Scientists have long wondered how Earth’s continents first formed.
Now, a team of geologists from the University of Hong Kong (HKU) has made an exciting discovery: early continents may have formed from deep Earth activity called mantle plumes—not from the movement and collision of tectonic plates, as once thought.
More than 2.5 billion years ago, during a time known as the Archean Eon, the Earth looked very different.
Back then, the processes shaping the planet’s surface were not the same as the plate tectonics we see today.
The HKU research team, led by Dr. Dingyi Zhao and Dr. Xiangsong Wang in collaboration with international scientists, found strong evidence that massive upwellings of hot rock from deep inside the Earth—called mantle plumes—were key to forming early continental crust.
The Earth is special because it has continents made of granitoid rocks that support life. But how those continents first formed has been a mystery.
Some scientists believed they formed through plate tectonics, where slabs of the Earth’s crust slide and collide. Others suspected different, deeper processes were at work. This new study supports the second idea.

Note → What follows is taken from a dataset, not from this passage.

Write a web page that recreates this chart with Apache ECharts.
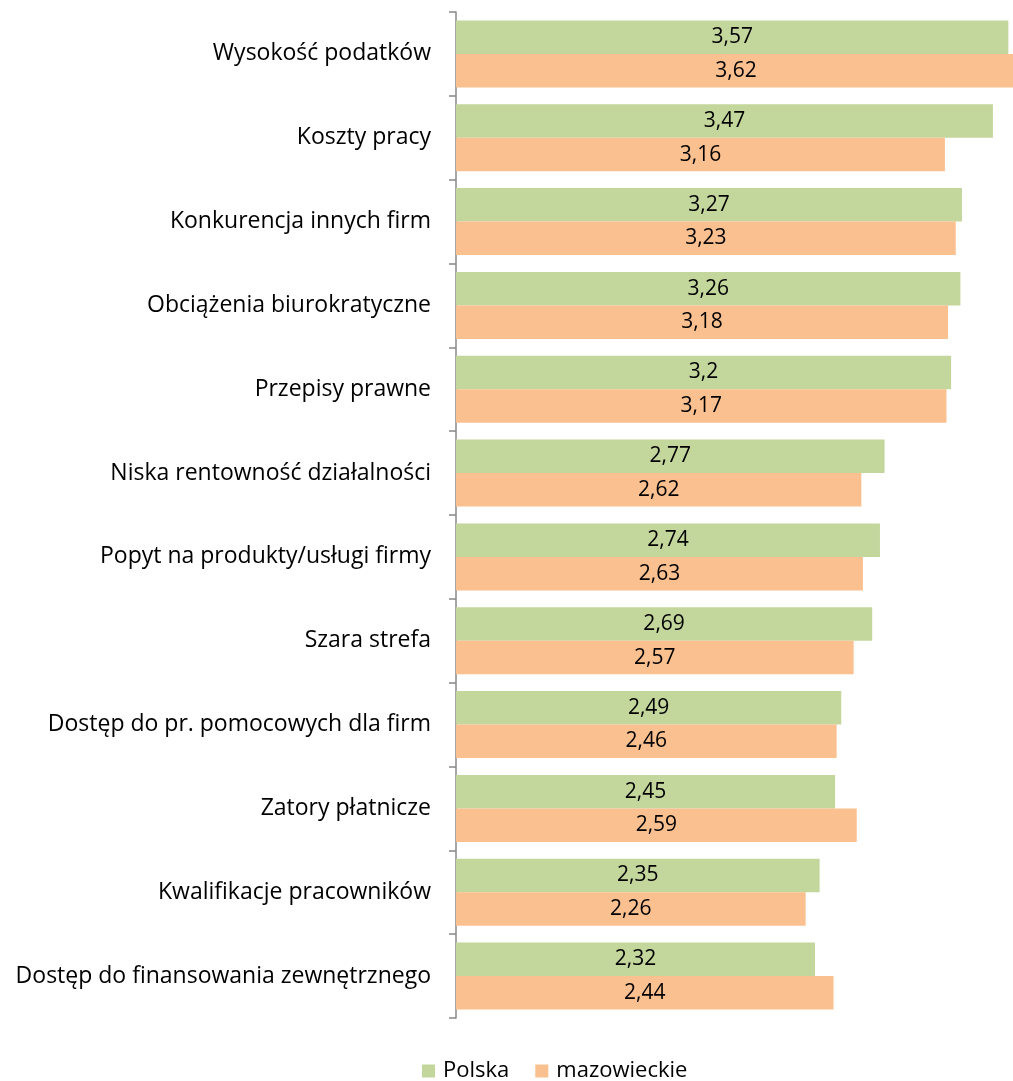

The researchers studied ancient rocks called TTGs (short for tonalite–trondhjemite–granodiorite) found in northern China.
These rocks are some of the oldest pieces of continental crust, dating back 2.5 billion years. By analyzing tiny crystals called zircons inside these rocks, the scientists could learn about the conditions when the rocks were formed.
They found that the zircons had low water content and oxygen patterns that didn’t match rocks formed in plate collision zones.
Instead, the chemical clues pointed to high temperatures and dry conditions, typical of rocks formed above mantle plumes. These hot plumes would rise from deep within the Earth, causing volcanic rocks to build up on the ocean floor. Later, the intense heat from another plume would partially melt the lower layers of these rocks, creating lighter TTG rocks that eventually became the foundations of continents.
The researchers also discovered signs of a process called sagduction, where surface rocks slowly sink under their own weight into the hotter layers below—another sign of plume activity rather than plate tectonics.
This two-step model—first building up volcanic rocks from a mantle plume, then melting them to create TTGs—offers a fresh explanation for how continents began to form.
The study also shows how using new methods, like measuring water and oxygen in zircon crystals, can help scientists uncover the ancient secrets of our planet. These findings bring us one step closer to understanding how Earth became the home of continents—and of life.